What is required -> Search the listing for the string "this" and copy every line that contains it.

═══ Listed entries ═══

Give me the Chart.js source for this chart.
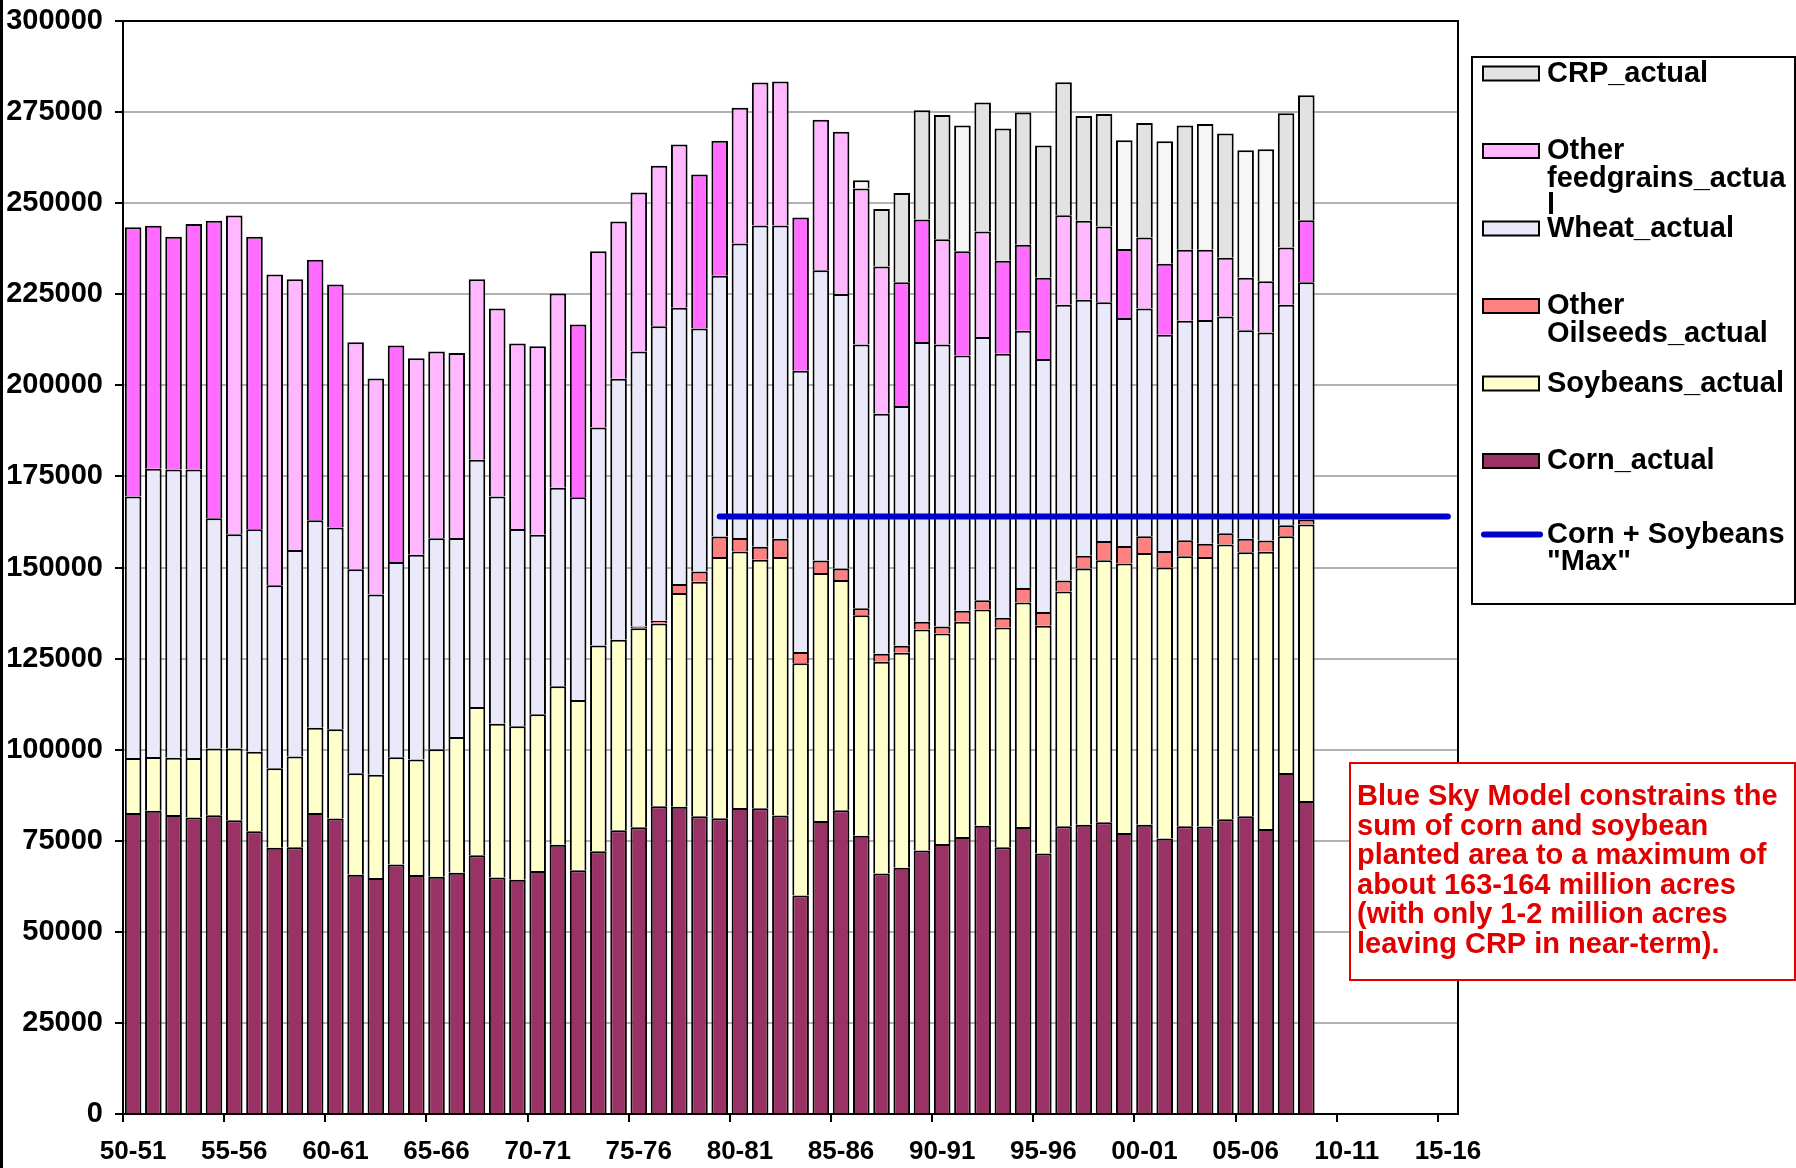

═══
═══ Listed entries ═══

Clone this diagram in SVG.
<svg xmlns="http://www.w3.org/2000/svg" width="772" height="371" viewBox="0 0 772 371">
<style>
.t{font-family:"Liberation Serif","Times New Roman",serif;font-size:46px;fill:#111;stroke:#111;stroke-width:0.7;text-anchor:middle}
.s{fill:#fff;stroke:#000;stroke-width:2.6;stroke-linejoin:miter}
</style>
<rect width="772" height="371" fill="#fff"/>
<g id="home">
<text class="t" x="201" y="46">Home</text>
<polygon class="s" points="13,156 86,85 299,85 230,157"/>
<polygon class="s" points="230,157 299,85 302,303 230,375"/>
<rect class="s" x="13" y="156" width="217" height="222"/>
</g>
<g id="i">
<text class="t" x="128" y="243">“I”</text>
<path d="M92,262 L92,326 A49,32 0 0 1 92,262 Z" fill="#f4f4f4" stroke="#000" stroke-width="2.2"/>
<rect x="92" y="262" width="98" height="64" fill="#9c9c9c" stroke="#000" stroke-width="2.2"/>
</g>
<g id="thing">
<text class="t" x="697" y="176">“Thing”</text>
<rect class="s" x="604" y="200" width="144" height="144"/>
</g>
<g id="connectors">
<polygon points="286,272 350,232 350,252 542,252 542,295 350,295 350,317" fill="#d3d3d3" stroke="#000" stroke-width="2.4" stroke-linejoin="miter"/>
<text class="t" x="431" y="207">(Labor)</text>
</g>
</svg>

═══

Exercise response ->
Give me the Chart.js source for this chart.
Clone this diagram in SVG.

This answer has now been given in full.